João Batista Cesário*
Em 20 de novembro — data da morte de Zumbi dos Palmares — celebramos o Dia Nacional da Consciência Negra. Marcado por manifestações culturais e religiosas, esse dia é oportunidade para séria reflexão.
Desde o início, a história do Brasil tem sido escrita com o sacrifício de vidas humanas. Primeiramente dos povos indígenas, os “negros da terra”, dizimados pelo projeto colonizador. Depois, dos negros da África, arrancados de suas terras e culturas e trazidos como gado para sustentar a colonização. Foram mais de três séculos de escravidão, violência, sevícias e mortes para construir a nação brasileira.
No final do século XIX, diante das mudanças impostas pelo modo de produção capitalista e da necessidade de projetar o país ao nível das nações civilizadas, forjou-se um arremedo de liberdade na Abolição da Escravatura. Liberdade sem direitos não é liberdade; é nova forma de servidão.
E Rui Barbosa, a “Águia de Haia”, errou gravemente ao determinar a destruição dos registros históricos relativos ao passado escravista do Brasil. A queima de arquivos, no entanto, não anulou a história de milhões de vidas consumidas no sistema escravagista mais longo das Américas, que reservou ao Brasil o desonroso posto de último país a promover “oficialmente” a abolição no Continente.
Por isso, 13 de maio é data da falsa abolição, a daqueles que decidiram de forma “politicamente correta” o encerramento da escravidão, ciosos de seus interesses econômicos. 20 de novembro é a data dos que lutaram pela verdadeira abolição, como a experiência de Palmares no século XVII, dos outros numerosos quilombos e incontáveis experiências libertárias país afora.
Zumbi, a ser consumido pelo engenho da economia açucareira da época, preferiu viver livre e morrer lutando no quilombo da liberdade. Daí que 20 de Novembro é memória de resistência e convite à reflexão.
Graças ao perverso mecanismo do racismo cordial, a grande parcela afrobrasileira da população tem sido historicamente marginalizada. O racismo cordial se manifesta ao nível das relações interpessoais quase de brincadeira, em piadas e gracejos de cunho racial, reveladores, no entanto, de sentimentos inconfessados. E tudo parece natural, em nome da democracia racial que, supostamente, caracteriza o Brasil.

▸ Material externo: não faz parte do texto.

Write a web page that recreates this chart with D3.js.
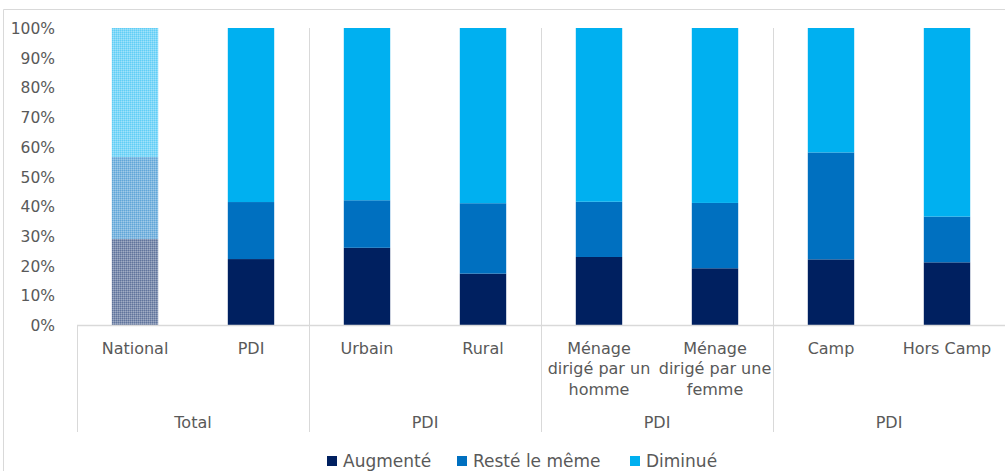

De fato, o racismo brasileiro nada tem de cordial; é bem concreto e deixa marcas terríveis na vida das vítimas. Senão vejamos. Estudo do Ipea intitulado Retrato das Desigualdades de gênero e raça, aponta que no Brasil “os negros são grande maioria entre os mais pobres, estão nas posições mais precárias do mercado de trabalho e possuem os menores índices de educação formal”. 69% dos domicílios que recebem Bolsa Família, 60% dos que recebem Benefício de Prestação Continuada e 68% dos que participam do Programa de Erradicação do Trabalho Infantil são chefiados por negros, evidência de que estão entre os mais pobres do país. Negros(as) são majoritariamente SUS-dependentes; entram mais cedo no mercado de trabalho, trabalham mais tempo durante a vida, recebem os menores salários e apresentam os maiores índices de desemprego. O trabalho doméstico remunerado é majoritariamente exercido por mulheres negras. Domicílios chefiados por negros apresentam piores condições quanto a qualidade da habitação e saneamento básico.
Por isso, o Dia Nacional da Consciência Negra é denúncia de uma realidade que urge ser transformada. A sociedade norte-americana que elegeu Barack Obama presidente, a seu tempo e a seu modo, está lidando com o conflito racial que sempre a dividiu. Enquanto isso, no Brasil do racismo cordial, ações afirmativas e compensatórias são questionadas, leis que inibem a discriminação e o preconceito são sutilmente ignoradas e descumpridas.
Até quando o Brasil negará cidadania plena à parcela afrodescendente de sua população? Queimar arquivos históricos ou ignorar pesquisas como essa do Ipea não mudará a verdade dos fatos.
*João Batista Cesário é coordenador da Pastoral Universitária da PUC-Campinas.